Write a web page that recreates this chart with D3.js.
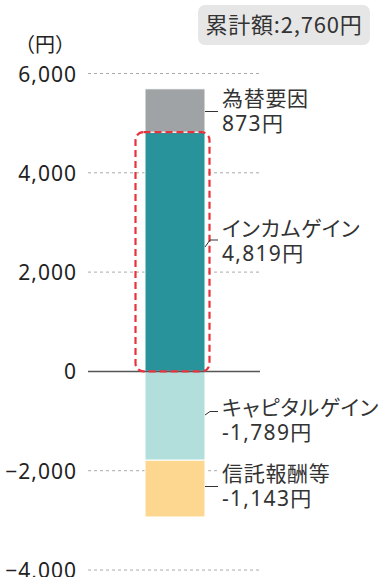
<!DOCTYPE html>
<html><head><meta charset="utf-8">
<script src="https://cdn.jsdelivr.net/npm/d3@7"></script>
<style>
html,body{margin:0;padding:0;background:#fff;}
svg{display:block;font-family:"Noto Sans","Noto Sans CJK JP",sans-serif;}
.jp{font-family:"Noto Sans CJK JP","Noto Sans",sans-serif;font-feature-settings:"palt";}
</style></head>
<body><svg id="c" width="383" height="577"></svg>
<script>
const categories = ["為替要因", "インカムゲイン", "キャピタルゲイン", "信託報酬等"];
const values = [873, 4819, -1789, -1143];
const valueLabels = ["873円", "4,819円", "-1,789円", "-1,143円"];
const colors = ["#a0a3a6", "#28939a", "#b2dfdc", "#fdd78f"];
const tickValues = [-4000, -2000, 0, 2000, 4000, 6000];
const unitLabel = "（円）";
const totalLabel = "累計額:2,760円";

const svg = d3.select("#c");
const y = d3.scaleLinear().domain([-4000, 6000]).range([570, 73.5]);
const x = d3.scaleBand().domain(["bar"]).range([145, 205]).padding(0);

// stack: positives upward from 0 (income then fx); negatives downward (capital then fee)
const order = [1, 0, 2, 3];
let pos = 0, neg = 0;
const segs = [];
order.forEach(i => {
  const v = values[i];
  let y0, y1;
  if (v >= 0) { y0 = pos; y1 = pos + v; pos = y1; }
  else { y0 = neg; y1 = neg + v; neg = y1; }
  segs.push({i, y0, y1});
});

// grid
const gx0 = 88, gx1 = 260;
svg.append("g").selectAll("line").data(tickValues.filter(d => d !== 0)).join("line")
  .attr("x1", gx0).attr("x2", gx1)
  .attr("y1", d => y(d)).attr("y2", d => y(d))
  .attr("stroke", "#aaa").attr("stroke-width", 1).attr("stroke-dasharray", "3,3");

// axis labels
const axis = d3.axisLeft(y).tickValues(tickValues).tickSize(0).tickPadding(0)
  .tickFormat(d3.format(","));
const ag = svg.append("g").attr("transform", "translate(77,0)").call(axis);
ag.select(".domain").remove();
ag.selectAll("text").attr("font-size", 21).attr("fill", "#222").attr("letter-spacing", "1px")
  .attr("font-family", "'Noto Sans',sans-serif").attr("dy", "0.36em");

svg.append("text").attr("class", "jp").attr("x", 15).attr("y", 52).attr("font-size", 20)
  .attr("fill", "#222").style("font-feature-settings", "normal").text(unitLabel);

// bars
svg.append("g").selectAll("rect").data(segs).join("rect")
  .attr("x", x("bar")).attr("width", x.bandwidth())
  .attr("y", d => y(Math.max(d.y0, d.y1)))
  .attr("height", d => Math.abs(y(d.y0) - y(d.y1)))
  .attr("fill", d => colors[d.i])
  .attr("stroke", "#fff").attr("stroke-width", 1);

// zero line
svg.append("line").attr("x1", gx0).attr("x2", gx1).attr("y1", y(0)).attr("y2", y(0))
  .attr("stroke", "#555").attr("stroke-width", 1.5);

// highlight dashed rounded rect around income gain
const inc = segs.find(s => s.i === 1);
svg.append("rect").attr("x", 135.5).attr("width", 74)
  .attr("y", y(inc.y1)).attr("height", y(inc.y0) - y(inc.y1))
  .attr("rx", 8).attr("ry", 8)
  .attr("fill", "none").attr("stroke", "#e8333d").attr("stroke-width", 2.2)
  .attr("stroke-dasharray", "7,4");

// labels with leaders
const lx = 222;
const labelPos = {
  0: {t: 106, leader: [[205, 111.5], [218, 111.5]]},
  1: {t: 236, leader: [[205, 247], [210, 240], [218, 240]]},
  2: {t: 415, leader: [[205, 415], [210, 411.5], [218, 411.5]]},
  3: {t: 481, leader: [[205, 486.5], [218, 486.5]]}
};
const lg = svg.append("g");
categories.forEach((c, i) => {
  const p = labelPos[i];
  lg.append("rect").attr("x", 219).attr("y", p.t - 20).attr("width", 160).attr("height", 50)
    .attr("fill", "#fff");
  lg.append("path").attr("d", d3.line()(p.leader)).attr("fill", "none")
    .attr("stroke", "#333").attr("stroke-width", 1);
  lg.append("text").attr("class", "jp").attr("x", lx).attr("y", p.t).attr("fill", "#333")
    .attr("font-size", 21).attr("letter-spacing", "0.7px").text(c);
  lg.append("text").attr("x", lx).attr("y", p.t + 24.5).attr("fill", "#333")
    .attr("font-size", 21).attr("letter-spacing", "1.3px").text(valueLabels[i]);
});

// total box
svg.append("rect").attr("x", 198).attr("y", 5).attr("width", 172).attr("height", 40)
  .attr("rx", 7).attr("fill", "#e6e6e6");
svg.append("text").attr("class", "jp").attr("x", 284).attr("y", 33).attr("text-anchor", "middle")
  .attr("font-size", 22).attr("fill", "#333").attr("letter-spacing", "0.8px").text(totalLabel);
</script></body></html>
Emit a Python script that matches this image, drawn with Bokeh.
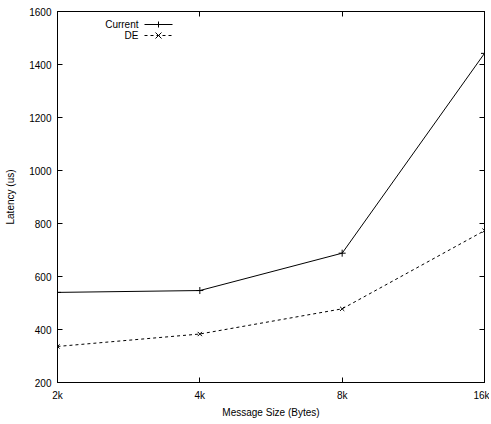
from bokeh.plotting import figure
from bokeh.models import (FixedTicker, LinearAxis, LogAxis, Label, Arrow,
                          ColumnDataSource, Range1d)
from bokeh.embed import file_html
from bokeh.resources import INLINE

# ---- data ----
msg_sizes = [2048, 4096, 8192, 16384]
size_labels = ["2k", "4k", "8k", "16k"]
current = [540, 547, 688, 1442]
de = [336, 383, 478, 773]
y_ticks = [200, 400, 600, 800, 1000, 1200, 1400, 1600]
series_names = ["Current", "DE"]

FONT = "Liberation Sans"
FS = "10px"

p = figure(width=489, height=420, x_axis_type="log",
           x_range=Range1d(2048, 16384), y_range=Range1d(200, 1600),
           output_backend="svg", toolbar_location=None,
           min_border_left=57, min_border_right=5, min_border_top=11,
           min_border_bottom=36)
p.grid.visible = False
p.outline_line_color = "black"
p.outline_line_width = 1
p.background_fill_color = "white"
p.border_fill_color = "white"

xt = FixedTicker(ticks=msg_sizes, minor_ticks=[])
yt = FixedTicker(ticks=y_ticks, minor_ticks=[])
overrides = {v: l for v, l in zip(msg_sizes, size_labels)}

def style(ax):
    ax.major_tick_in = 5
    ax.major_tick_out = 0
    ax.minor_tick_in = 0
    ax.minor_tick_out = 0
    ax.axis_line_color = "black"
    ax.major_tick_line_color = "black"
    ax.major_label_text_font = FONT
    ax.major_label_text_font_size = FS
    ax.major_label_text_color = "black"
    ax.axis_label_text_font = FONT
    ax.axis_label_text_font_size = FS
    ax.axis_label_text_font_style = "normal"
    ax.axis_label_text_color = "black"

xa = p.xaxis[0]
xa.ticker = xt
xa.major_label_overrides = overrides
xa.axis_label = "Message Size (Bytes)"
style(xa)
xa.major_label_standoff = 7
xa.axis_label_standoff = 3

ya = p.yaxis[0]
ya.ticker = yt
ya.axis_label = "Latency (us)"
style(ya)
ya.major_label_standoff = 6
ya.axis_label_standoff = 10

# mirrored ticks on top and right
top = LogAxis(ticker=FixedTicker(ticks=msg_sizes, minor_ticks=[]),
              major_label_overrides={v: "" for v in msg_sizes})
style(top)
top.major_label_standoff = 0
top.major_label_text_font_size = "0px"
p.add_layout(top, "above")

right = LinearAxis(ticker=FixedTicker(ticks=y_ticks, minor_ticks=[]),
                   major_label_overrides={v: "" for v in y_ticks})
style(right)
right.major_label_standoff = 0
right.major_label_text_font_size = "0px"
p.add_layout(right, "right")

src = ColumnDataSource(dict(x=msg_sizes, cur=current, de=de))
p.line("x", "cur", source=src, line_color="black", line_width=1)
p.scatter("x", "cur", source=src, marker="cross", size=7,
          line_color="black", line_width=1)
p.line("x", "de", source=src, line_color="black", line_width=1,
       line_dash="3 3")
p.scatter("x", "de", source=src, marker="x", size=6,
          line_color="black", line_width=1)

# ---- manual gnuplot-style legend (label left, sample right) ----
leg_rows = [(series_names[0], 358, None, "cross"),
            (series_names[1], 347, "3 3", "x")]
for name, yy, dash, mk in leg_rows:
    p.add_layout(Label(x=81, y=yy, x_units="screen", y_units="screen",
                       text=name, text_align="right", text_baseline="middle",
                       text_font=FONT, text_font_size=FS, text_color="black"))
    p.add_layout(Arrow(x_start=87, y_start=yy, x_end=115, y_end=yy,
                       start_units="screen", end_units="screen",
                       start=None, end=None, line_color="black",
                       line_width=1, line_dash=dash if dash else "solid"))
    if mk == "cross":
        segs = [(101, yy - 3, 101, yy + 3)]
    else:
        segs = [(98, yy - 3, 104, yy + 3), (98, yy + 3, 104, yy - 3)]
    for xs, ys, xe, ye in segs:
        p.add_layout(Arrow(x_start=xs, y_start=ys, x_end=xe, y_end=ye,
                           start_units="screen", end_units="screen",
                           start=None, end=None, line_color="black",
                           line_width=1))

open("out.html", "w").write(file_html(p, INLINE))
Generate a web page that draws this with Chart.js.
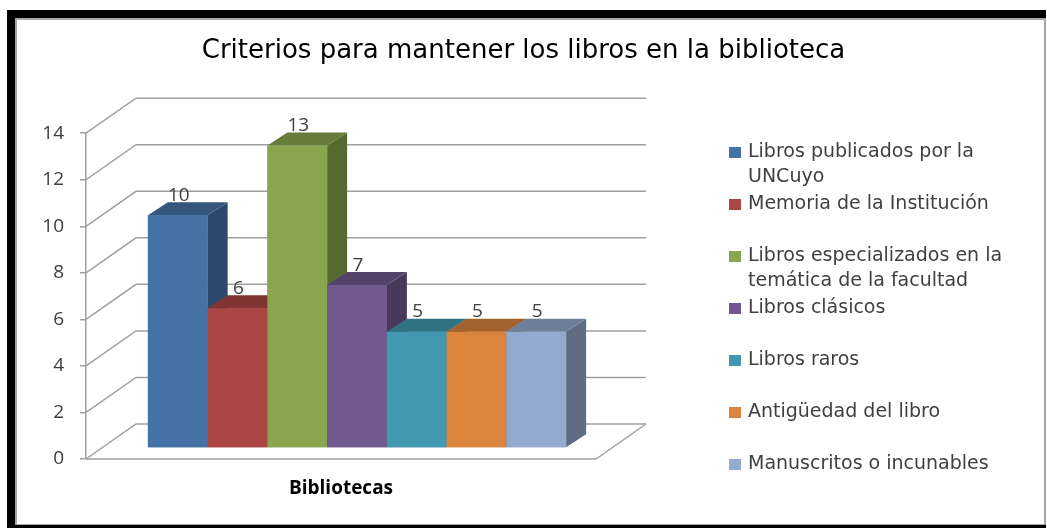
<!DOCTYPE html>
<html>
<head>
<meta charset="utf-8">
<script src="https://cdn.jsdelivr.net/npm/chart.js@4/dist/chart.umd.min.js"></script>
<style>
  html, body { margin: 0; padding: 0; background: #fff; }
  #wrap { position: relative; width: 1047px; height: 528px; overflow: hidden; }
  #chart { position: absolute; left: 0; top: 0; }
  .frame {
    position: absolute; left: 7px; top: 10px; width: 1031px; height: 507px;
    border-left: 8px solid #000; border-top: 8px solid #000; border-bottom: 3px solid #000;
    pointer-events: none;
  }
  .frame-in {
    position: absolute; left: 0; top: 0; right: 0; bottom: 0;
    border-left: 2px solid #a6a6a6; border-top: 2px solid #a6a6a6;
    border-right: 2px solid #a6a6a6; border-bottom: 1px solid #a6a6a6;
  }
</style>
</head>
<body>
<div id="wrap">
  <canvas id="chart" width="1047" height="528"></canvas>
  <div class="frame"><div class="frame-in"></div></div>
</div>
<script>
const chartTitle = 'Criterios para mantener los libros en la biblioteca';
const categories = ['Bibliotecas'];
const seriesNames = [
  'Libros publicados por la UNCuyo',
  'Memoria de la Institución',
  'Libros especializados en la temática de la facultad',
  'Libros clásicos',
  'Libros raros',
  'Antigüedad del libro',
  'Manuscritos o incunables'
];
const seriesValues = [10, 6, 13, 7, 5, 5, 5];
const seriesColors = ['#4572A7', '#AA4643', '#89A54E', '#71588F', '#4198AF', '#DB843D', '#93A9CF'];
const yMin = 0, yMax = 14, yStep = 2;

// 3d look: bars sit a bit behind the front plane, back wall further back
const SHIFT_X = 16, SHIFT_Y = -11;
const DEPTH_X = 20, DEPTH_Y = -13;
const WALL_X = 50, WALL_Y = -35;
const GRID = '#a0a0a0';

function shade(hex, f) {
  const n = parseInt(hex.slice(1), 16);
  const r = Math.round(((n >> 16) & 255) * f);
  const g = Math.round(((n >> 8) & 255) * f);
  const b = Math.round((n & 255) * f);
  return `rgb(${r},${g},${b})`;
}

const threeD = {
  id: 'threeD',
  beforeDatasetsDraw(chart) {
    const { ctx, chartArea: a, scales: { y } } = chart;
    ctx.save();
    ctx.strokeStyle = GRID;
    ctx.lineWidth = 1.5;
    y.ticks.forEach(t => {
      const py = y.getPixelForValue(t.value);
      ctx.beginPath();
      ctx.moveTo(a.left, py);
      ctx.lineTo(a.left + WALL_X, py + WALL_Y);
      ctx.lineTo(a.right + WALL_X, py + WALL_Y);
      ctx.stroke();
    });
    const p0 = y.getPixelForValue(0);
    ctx.beginPath();
    ctx.moveTo(a.left, p0);
    ctx.lineTo(a.right, p0);
    ctx.lineTo(a.right + WALL_X, p0 + WALL_Y);
    ctx.stroke();
    ctx.restore();

    ctx.save();
    ctx.translate(SHIFT_X, SHIFT_Y);
  },
  afterDatasetsDraw(chart) {
    const ctx = chart.ctx;
    chart.data.datasets.forEach((ds, i) => {
      const bar = chart.getDatasetMeta(i).data[0];
      const { x, y, base, width } = bar.getProps(['x', 'y', 'base', 'width'], true);
      const l = x - width / 2, r = x + width / 2;
      ctx.fillStyle = shade(ds.backgroundColor, 0.64);
      ctx.beginPath();
      ctx.moveTo(r, y);
      ctx.lineTo(r + DEPTH_X, y + DEPTH_Y);
      ctx.lineTo(r + DEPTH_X, base + DEPTH_Y);
      ctx.lineTo(r, base);
      ctx.closePath();
      ctx.fill();
      ctx.fillStyle = shade(ds.backgroundColor, 0.75);
      ctx.beginPath();
      ctx.moveTo(l, y);
      ctx.lineTo(r, y);
      ctx.lineTo(r + DEPTH_X, y + DEPTH_Y);
      ctx.lineTo(l + DEPTH_X, y + DEPTH_Y);
      ctx.closePath();
      ctx.fill();
      bar.draw(ctx);
    });
    ctx.fillStyle = '#404040';
    ctx.font = '19px "Open Sans"';
    ctx.textAlign = 'center';
    ctx.textBaseline = 'middle';
    chart.data.datasets.forEach((ds, i) => {
      const bar = chart.getDatasetMeta(i).data[0];
      ctx.fillText(String(ds.data[0]), bar.x + 1, bar.y - 20);
    });
    ctx.restore();
  }
};

function wrapText(ctx, text, maxW) {
  const words = text.split(' ');
  const lines = [];
  let cur = '';
  words.forEach(w => {
    const test = cur ? cur + ' ' + w : w;
    if (ctx.measureText(test).width > maxW && cur) {
      lines.push(cur);
      cur = w;
    } else {
      cur = test;
    }
  });
  if (cur) lines.push(cur);
  return lines;
}

const sideLegend = {
  id: 'sideLegend',
  afterDraw(chart) {
    const ctx = chart.ctx;
    ctx.save();
    ctx.font = '19px "DejaVu Sans"';
    ctx.textBaseline = 'middle';
    ctx.textAlign = 'left';
    chart.data.datasets.forEach((ds, i) => {
      const y0 = 152 + i * 52;
      ctx.fillStyle = ds.backgroundColor;
      ctx.fillRect(729, y0 - 5, 12, 11);
      ctx.fillStyle = '#404040';
      wrapText(ctx, ds.label, 275).forEach((ln, k) => {
        ctx.fillText(ln, 748, y0 + k * 25);
      });
    });
    ctx.restore();
  }
};

const datasets = seriesNames.map((name, i) => ({
  label: name,
  data: [seriesValues[i]],
  backgroundColor: seriesColors[i],
  borderWidth: 0,
  categoryPercentage: 0.82,
  barPercentage: 1
}));

new Chart(document.getElementById('chart'), {
  type: 'bar',
  data: { labels: categories, datasets },
  options: {
    responsive: false,
    animation: false,
    layout: { padding: 0 },
    plugins: {
      legend: { display: false },
      tooltip: { enabled: false },
      title: {
        display: true,
        text: chartTitle,
        color: '#000',
        font: { family: 'DejaVu Sans', size: 26, weight: 'normal', lineHeight: 1.2 },
        padding: { top: 36, bottom: 66 }
      }
    },
    scales: {
      x: {
        grid: { display: false, drawTicks: false },
        border: { display: false },
        ticks: {
          color: '#000',
          padding: 18,
          font: { family: 'Open Sans', size: 19, weight: 'bold' }
        },
        afterFit(s) { s.height = 69; }
      },
      y: {
        min: yMin,
        max: yMax,
        grid: { display: true, drawOnChartArea: false, drawTicks: true, tickLength: 6, color: GRID, lineWidth: 1.5 },
        border: { display: true, color: GRID, width: 1.5 },
        ticks: {
          stepSize: yStep,
          padding: 16,
          color: '#404040',
          font: { family: 'Open Sans', size: 19 }
        },
        afterFit(s) { s.width = 86; }
      },
      yRight: {
        position: 'right',
        display: true,
        grid: { display: false },
        border: { display: false },
        ticks: { display: false },
        afterFit(s) { s.width = 451; }
      }
    }
  },
  plugins: [threeD, sideLegend]
});
</script>
</body>
</html>
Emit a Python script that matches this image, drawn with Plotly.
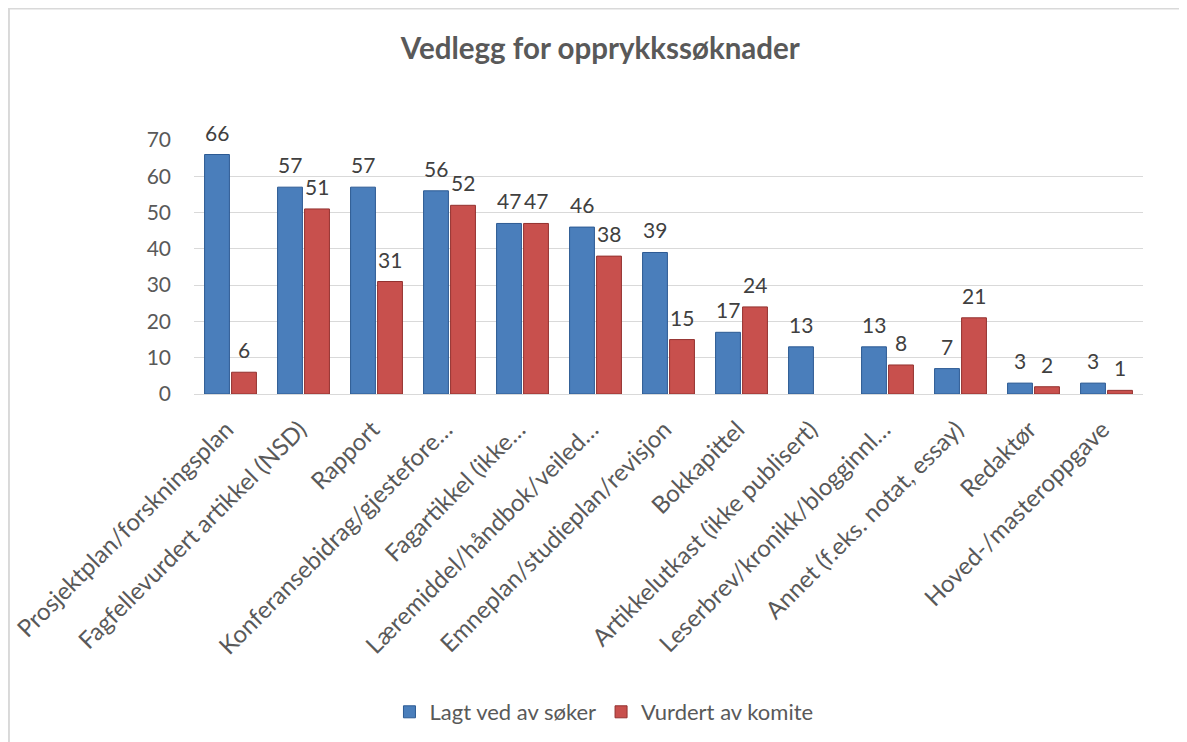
import plotly.graph_objects as go

categories = [
    "Prosjektplan/forskningsplan",
    "Fagfellevurdert artikkel (NSD)",
    "Rapport",
    "Konferansebidrag/gjestefore…",
    "Fagartikkel (ikke…",
    "Læremiddel/håndbok/veiled…",
    "Emneplan/studieplan/revisjon",
    "Bokkapittel",
    "Artikkelutkast (ikke publisert)",
    "Leserbrev/kronikk/blogginnl…",
    "Annet (f.eks. notat, essay)",
    "Redaktør",
    "Hoved-/masteroppgave",
]
lagt_ved = [66, 57, 57, 56, 47, 46, 39, 17, 13, 13, 7, 3, 3]
vurdert = [6, 51, 31, 52, 47, 38, 15, 24, None, 8, 21, 2, 1]
series_names = ["Lagt ved av søker", "Vurdert av komite"]
y_ticks = [0, 10, 20, 30, 40, 50, 60, 70]

FONT = "Lato"
GREY = "#595959"
BARGAP = 0.26
GROUPGAP = 0.08

fig = go.Figure()
fig.add_trace(go.Bar(
    x=categories, y=lagt_ved, name=series_names[0],
    marker=dict(color="#4A7EBB", line=dict(color="#2C5A93", width=1)),
))
fig.add_trace(go.Bar(
    x=categories, y=vurdert, name=series_names[1],
    marker=dict(color="#C8504D", line=dict(color="#93312F", width=1)),
))

# value labels placed above each bar via the axis scales
half = (1 - BARGAP) / 4
annotations = []
for i, (a, b) in enumerate(zip(lagt_ved, vurdert)):
    for off, v in ((-half, a), (half, b)):
        if v is None:
            continue
        annotations.append(dict(x=i + off, y=v, xref="x", yref="y", text=str(v),
                                showarrow=False, yanchor="bottom", yshift=8,
                                font=dict(family=FONT, size=21, color="#404040")))

fig.update_layout(
    width=1187, height=742,
    paper_bgcolor="white", plot_bgcolor="white",
    margin=dict(l=186, r=52, t=132, b=356, autoexpand=False),
    barmode="group", bargap=BARGAP, bargroupgap=GROUPGAP,
    title=dict(text="<b>Vedlegg for opprykkssøknader</b>", x=0.499, xanchor="center",
               y=0.945, yanchor="middle",
               font=dict(family=FONT, size=29.5, color=GREY)),
    font=dict(family=FONT, color=GREY),
    showlegend=True,
    legend=dict(orientation="h", x=0.432, xanchor="center", y=-1.252, yanchor="middle",
                font=dict(family=FONT, size=22, color=GREY), itemwidth=30,
                traceorder="normal"),
    xaxis=dict(tickangle=-45, tickfont=dict(family=FONT, size=24, color=GREY),
               showline=True, linecolor="#D9D9D9", linewidth=1, ticks="", automargin=False,
               ticklabelstandoff=11, ticklabelshift=-4),
    yaxis=dict(range=[0, 70], tickvals=y_ticks, showgrid=True, gridcolor="#D9D9D9",
               zeroline=False, showline=False, automargin=False,
               tickfont=dict(family=FONT, size=21, color=GREY), ticklabelstandoff=22),
    annotations=annotations,
    shapes=[dict(type="rect", xref="paper", yref="paper",
                 x0=-0.195, x1=1.1, y0=-1.5, y1=1.518,
                 line=dict(color="#D9D9D9", width=2), fillcolor="rgba(0,0,0,0)", layer="below")],
)

fig.write_html("out.html")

====

Copy all lines in the listing above where the string "page" appears.

Write a web page that recreates this chart with D3.js.
Generate a web page that draws this with Chart.js.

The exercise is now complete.